Главы удельных княжеств состояли в родстве друг с другом, однако постоянно оспаривали друг у друга наследство, претендовали на уделы друг друга и нередко обращались к помощи степного кочевого народа – половцев, чтобы отвоевать у соперника ту или иную землю. Половцы сами то и дело совершали набеги на южные земли. В крупнейшем литературном памятнике XII века – «Слове о полку Игореве» эта ситуация описана горестно и лаконично: «Борьба князей с погаными прервалась, ибо сказал брат брату: «Это мое, и то мое же». И стали князья про малое «это великое» молвить и сами на себя крамолу ковать, а поганые со всех сторон приходили с победами на землю Русскую»[5].
Золотое, безмятежное младенчество русской литературы кончилось. Теперь ей предстоит осмыслять, что такое предательство, горе, страдание. Мир не пошатнулся, древнерусский человек не усомнился еще в мировой гармонии и Божьей справедливости – скорее, счел, что это наказание за грехи, и даже понятно за какие: жадность, своеволие, гордыню, желание славы, желание чужого добра. Говоря о нашествии врага, суздальский летописец замечает: «По грехам нашим, приидоша языци незнаеми…» А галицкий сравнивает пришедших врагов с ветхозаветными моавитянами – древним народом, который победил евреев, впавших в грех, и занял их земли.
Поражение – всегда наказание за грехи. А победа – это не мы победили, это Бог нам помог, потому что правда за нами.
Древнерусской литературе свойственно искать аналоги происходящему в Библии и объяснять библейскими примерами сегодняшние события. Мы видели, как летописцы искали аналогов крестителю Руси князю Владимиру среди апостолов, теперь видим, как современные летописцу события рассматриваются сквозь призму библейской истории.

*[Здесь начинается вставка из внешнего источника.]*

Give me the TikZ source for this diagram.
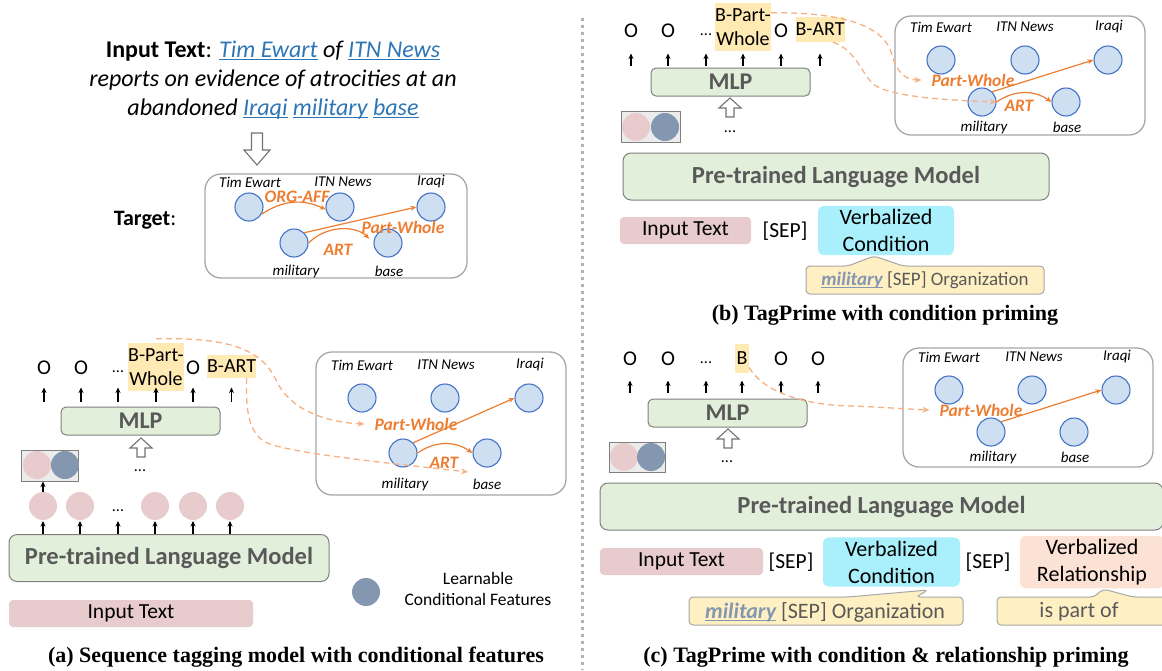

У тогдашнего человека совсем другое представление о времени. Лучше всего это объяснить на примере празднования Пасхи: в православном христианстве этот праздник – не воспоминание о воскресении Христа, а само воскресение, которое совершается снова и снова, здесь и сейчас, и жизнь прямо сейчас побеждает смерть – отсюда и всеобъемлющая пасхальная радость. Так и жизнь, которую проживают частные люди и народы, – это тоже часть всемирного цикла.
И люди в литературе ведут себя как положено части повторяющейся истории, вечно рассказываемой сказки: правильно играют свои роли, произносят положенные по роли слова. Повторяющиеся диалоги, эпитеты и характеристики – все это, кроме того, сближает древнерусскую литературу с фольклором.
Древнерусская литература совмещает почти несовместимое: попытку сохранять верность историческим фактам с приверженностью к прямолинейным библейским аналогиям, христианство с язычеством, фольклорную напевность с мастерски сплетенной книжной речью, нейтральность хронициста с лирической взволнованностью, стремление сохранять историческую дистанцию с острой наблюдательностью очевидца (так автор «Слова о полку Игореве» подмечает, как упоенное недолгой победой над половцами Игорево войско швыряет в непроходимую грязь взятые у поверженного врага дорогие одежды, чтобы проехать по ним; так автор Киевской летописи, описывая сражение, рассказывает, что в тумане можно было видеть «толико до конець копья»). Все это создает совершенно особый художественный мир, и мир этот не так уж легко постичь сегодняшнему человеку.
Особняком, конечно, стоит «Слово о полку Игореве» с его огромной лирической и эпической мощью – несмотря на то, что рассказывает оно не о крупной военной победе, а о рядовом и неудачном походе не самого знаменитого князя. «Слово» не похоже на другие произведения древнерусской литературы с их четкой жанровой организацией: это не лирика и не эпос, не поэзия и не проза, не хроника и не воинская повесть – и в то же время это все вместе, сразу. Сюжетная канва повести – не главное для автора, отсюда и его забегания вперед и назад, отступления в сторону: для него неудачный поход Игоря Святославича – повод для горячей речи о самом главном: о судьбе Русской земли и населяющих ее людей. Может быть, она потому так и близка к фольклору, что именно фольклор позволял древнерусскому человеку делиться тревогой об ушедших на войну, оплакивать павших, восхищаться мужеством воинов: в фольклоре были былины, песни, плачи… И недавно народившаяся, только формирующаяся литература охотно черпала из этого источника то, чего ей, книжной, нравоучительной, умственной, недоставало: лирическую силу, яркую выразительность, певучесть.